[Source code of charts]
--------------------

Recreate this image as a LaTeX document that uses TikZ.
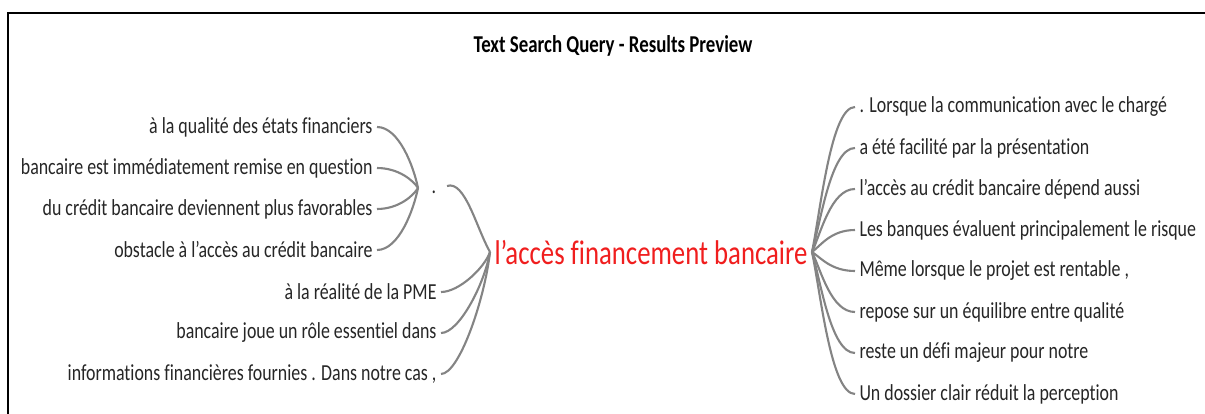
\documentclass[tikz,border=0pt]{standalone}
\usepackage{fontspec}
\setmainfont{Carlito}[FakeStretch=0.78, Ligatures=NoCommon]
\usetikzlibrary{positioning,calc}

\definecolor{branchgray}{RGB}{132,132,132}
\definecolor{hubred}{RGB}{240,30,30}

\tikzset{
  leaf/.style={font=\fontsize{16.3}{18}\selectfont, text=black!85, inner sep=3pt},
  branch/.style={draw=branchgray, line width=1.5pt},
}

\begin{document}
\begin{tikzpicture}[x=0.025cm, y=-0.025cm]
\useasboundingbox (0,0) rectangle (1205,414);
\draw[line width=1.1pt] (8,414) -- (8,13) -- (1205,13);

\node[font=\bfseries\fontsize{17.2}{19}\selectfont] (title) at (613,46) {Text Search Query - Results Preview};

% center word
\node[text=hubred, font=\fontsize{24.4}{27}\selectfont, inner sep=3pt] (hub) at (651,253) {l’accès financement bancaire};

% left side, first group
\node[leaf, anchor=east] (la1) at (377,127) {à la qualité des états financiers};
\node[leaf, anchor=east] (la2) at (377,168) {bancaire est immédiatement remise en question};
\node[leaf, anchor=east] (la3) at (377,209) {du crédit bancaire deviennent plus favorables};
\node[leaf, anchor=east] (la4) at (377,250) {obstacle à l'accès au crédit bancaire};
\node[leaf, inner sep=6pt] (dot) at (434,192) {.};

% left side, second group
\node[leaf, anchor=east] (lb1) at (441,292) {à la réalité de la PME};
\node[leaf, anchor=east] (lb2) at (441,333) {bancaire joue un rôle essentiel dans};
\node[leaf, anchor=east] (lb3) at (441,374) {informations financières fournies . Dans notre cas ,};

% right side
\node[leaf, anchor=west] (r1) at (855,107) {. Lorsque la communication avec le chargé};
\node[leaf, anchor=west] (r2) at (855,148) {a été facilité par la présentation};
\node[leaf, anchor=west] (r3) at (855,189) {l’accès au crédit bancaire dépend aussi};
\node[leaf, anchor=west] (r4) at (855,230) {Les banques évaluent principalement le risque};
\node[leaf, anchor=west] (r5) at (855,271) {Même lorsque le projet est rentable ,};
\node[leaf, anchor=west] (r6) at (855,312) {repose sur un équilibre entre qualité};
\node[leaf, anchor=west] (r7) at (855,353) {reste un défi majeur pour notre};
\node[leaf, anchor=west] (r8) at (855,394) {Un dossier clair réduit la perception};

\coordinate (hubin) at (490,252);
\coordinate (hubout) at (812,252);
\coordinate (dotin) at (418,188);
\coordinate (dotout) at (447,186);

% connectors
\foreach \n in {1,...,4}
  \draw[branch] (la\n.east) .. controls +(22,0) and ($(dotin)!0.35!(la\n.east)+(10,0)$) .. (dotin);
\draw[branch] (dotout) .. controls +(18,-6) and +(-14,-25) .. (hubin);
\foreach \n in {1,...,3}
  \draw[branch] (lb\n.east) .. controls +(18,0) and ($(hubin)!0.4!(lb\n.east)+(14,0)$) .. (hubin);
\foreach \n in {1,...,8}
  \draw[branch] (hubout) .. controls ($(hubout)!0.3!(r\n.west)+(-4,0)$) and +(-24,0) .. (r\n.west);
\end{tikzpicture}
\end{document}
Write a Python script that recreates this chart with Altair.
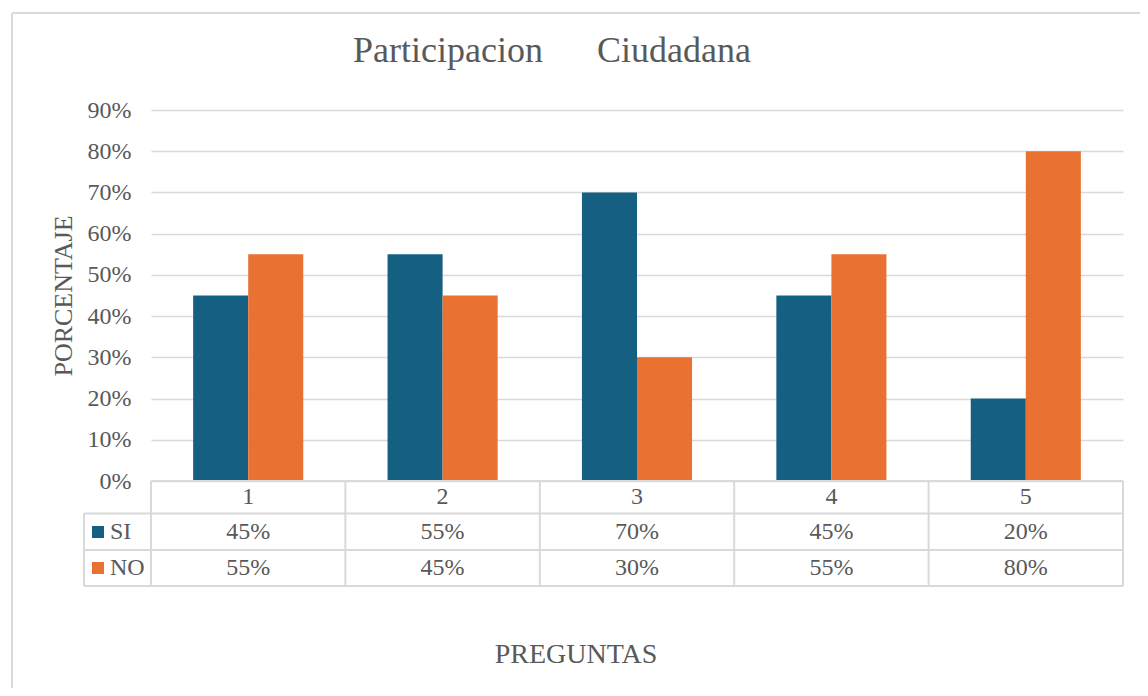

--------------------

• _WORK REQUIRED_:
Repeat every record above exactly, but leave out any pictures.

• _PROBLEM SOLUTION_:
Recreate this image as a LaTeX document that uses TikZ.
\documentclass[tikz,border=0pt]{standalone}
\usepackage{fontspec}
\setmainfont{Carlito}[FakeStretch=0.78, Ligatures=NoCommon]
\usetikzlibrary{positioning,calc}

\definecolor{branchgray}{RGB}{132,132,132}
\definecolor{hubred}{RGB}{240,30,30}

\tikzset{
  leaf/.style={font=\fontsize{16.3}{18}\selectfont, text=black!85, inner sep=3pt},
  branch/.style={draw=branchgray, line width=1.5pt},
}

\begin{document}
\begin{tikzpicture}[x=0.025cm, y=-0.025cm]
\useasboundingbox (0,0) rectangle (1205,414);
\draw[line width=1.1pt] (8,414) -- (8,13) -- (1205,13);

\node[font=\bfseries\fontsize{17.2}{19}\selectfont] (title) at (613,46) {Text Search Query - Results Preview};

% center word
\node[text=hubred, font=\fontsize{24.4}{27}\selectfont, inner sep=3pt] (hub) at (651,253) {l’accès financement bancaire};

% left side, first group
\node[leaf, anchor=east] (la1) at (377,127) {à la qualité des états financiers};
\node[leaf, anchor=east] (la2) at (377,168) {bancaire est immédiatement remise en question};
\node[leaf, anchor=east] (la3) at (377,209) {du crédit bancaire deviennent plus favorables};
\node[leaf, anchor=east] (la4) at (377,250) {obstacle à l'accès au crédit bancaire};
\node[leaf, inner sep=6pt] (dot) at (434,192) {.};

% left side, second group
\node[leaf, anchor=east] (lb1) at (441,292) {à la réalité de la PME};
\node[leaf, anchor=east] (lb2) at (441,333) {bancaire joue un rôle essentiel dans};
\node[leaf, anchor=east] (lb3) at (441,374) {informations financières fournies . Dans notre cas ,};

% right side
\node[leaf, anchor=west] (r1) at (855,107) {. Lorsque la communication avec le chargé};
\node[leaf, anchor=west] (r2) at (855,148) {a été facilité par la présentation};
\node[leaf, anchor=west] (r3) at (855,189) {l’accès au crédit bancaire dépend aussi};
\node[leaf, anchor=west] (r4) at (855,230) {Les banques évaluent principalement le risque};
\node[leaf, anchor=west] (r5) at (855,271) {Même lorsque le projet est rentable ,};
\node[leaf, anchor=west] (r6) at (855,312) {repose sur un équilibre entre qualité};
\node[leaf, anchor=west] (r7) at (855,353) {reste un défi majeur pour notre};
\node[leaf, anchor=west] (r8) at (855,394) {Un dossier clair réduit la perception};

\coordinate (hubin) at (490,252);
\coordinate (hubout) at (812,252);
\coordinate (dotin) at (418,188);
\coordinate (dotout) at (447,186);

% connectors
\foreach \n in {1,...,4}
  \draw[branch] (la\n.east) .. controls +(22,0) and ($(dotin)!0.35!(la\n.east)+(10,0)$) .. (dotin);
\draw[branch] (dotout) .. controls +(18,-6) and +(-14,-25) .. (hubin);
\foreach \n in {1,...,3}
  \draw[branch] (lb\n.east) .. controls +(18,0) and ($(hubin)!0.4!(lb\n.east)+(14,0)$) .. (hubin);
\foreach \n in {1,...,8}
  \draw[branch] (hubout) .. controls ($(hubout)!0.3!(r\n.west)+(-4,0)$) and +(-24,0) .. (r\n.west);
\end{tikzpicture}
\end{document}
Write a Python script that recreates this chart with Altair.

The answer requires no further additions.